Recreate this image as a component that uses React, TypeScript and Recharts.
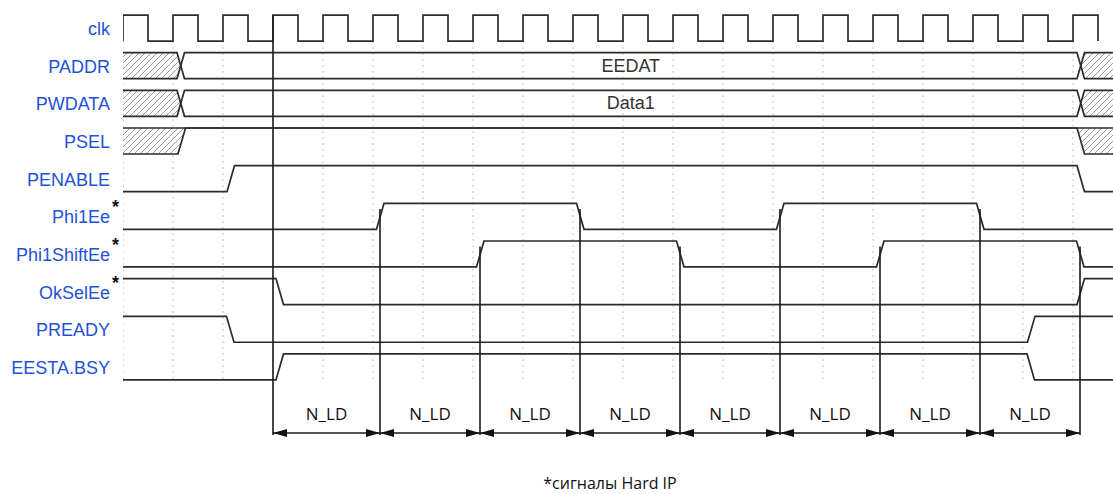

* * *

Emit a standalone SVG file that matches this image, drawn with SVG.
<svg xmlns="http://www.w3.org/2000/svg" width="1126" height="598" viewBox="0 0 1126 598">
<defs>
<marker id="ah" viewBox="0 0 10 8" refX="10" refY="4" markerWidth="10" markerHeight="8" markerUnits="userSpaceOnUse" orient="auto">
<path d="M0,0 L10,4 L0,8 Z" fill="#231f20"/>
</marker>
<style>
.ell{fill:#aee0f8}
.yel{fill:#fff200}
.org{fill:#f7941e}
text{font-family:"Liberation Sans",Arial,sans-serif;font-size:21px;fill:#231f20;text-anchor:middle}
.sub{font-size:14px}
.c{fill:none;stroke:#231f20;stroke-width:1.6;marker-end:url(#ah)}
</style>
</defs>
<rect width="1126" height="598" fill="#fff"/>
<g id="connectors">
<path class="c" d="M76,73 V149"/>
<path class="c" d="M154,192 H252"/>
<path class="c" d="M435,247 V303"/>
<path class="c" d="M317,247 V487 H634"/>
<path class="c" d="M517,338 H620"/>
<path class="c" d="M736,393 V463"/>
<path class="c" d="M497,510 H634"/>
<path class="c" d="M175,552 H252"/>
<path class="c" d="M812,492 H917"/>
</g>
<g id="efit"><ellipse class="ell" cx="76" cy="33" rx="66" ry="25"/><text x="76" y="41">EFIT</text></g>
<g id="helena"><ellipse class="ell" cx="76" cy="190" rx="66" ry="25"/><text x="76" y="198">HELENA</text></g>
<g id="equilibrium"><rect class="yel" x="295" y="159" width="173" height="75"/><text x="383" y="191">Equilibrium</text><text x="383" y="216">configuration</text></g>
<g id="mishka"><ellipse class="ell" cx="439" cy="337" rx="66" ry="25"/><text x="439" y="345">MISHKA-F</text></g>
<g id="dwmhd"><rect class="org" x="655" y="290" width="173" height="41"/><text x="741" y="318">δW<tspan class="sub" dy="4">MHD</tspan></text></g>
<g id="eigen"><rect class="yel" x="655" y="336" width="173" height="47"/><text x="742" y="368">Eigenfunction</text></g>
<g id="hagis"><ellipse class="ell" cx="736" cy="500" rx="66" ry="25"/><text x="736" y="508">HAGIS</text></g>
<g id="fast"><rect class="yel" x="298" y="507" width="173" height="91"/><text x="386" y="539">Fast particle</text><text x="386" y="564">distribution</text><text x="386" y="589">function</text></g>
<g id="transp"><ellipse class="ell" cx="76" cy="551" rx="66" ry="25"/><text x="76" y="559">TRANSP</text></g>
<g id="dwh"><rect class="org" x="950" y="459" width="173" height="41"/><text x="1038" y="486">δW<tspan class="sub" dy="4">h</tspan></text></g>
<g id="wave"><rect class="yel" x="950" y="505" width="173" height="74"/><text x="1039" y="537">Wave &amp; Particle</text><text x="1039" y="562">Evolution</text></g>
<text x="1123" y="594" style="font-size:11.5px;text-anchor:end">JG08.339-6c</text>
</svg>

GIVEN PROBLEM
Your task is to gather every line with the word "image" and copy it.

THE RESPONSE
Recreate this image as a component that uses React, TypeScript and Recharts.
Emit a standalone SVG file that matches this image, drawn with SVG.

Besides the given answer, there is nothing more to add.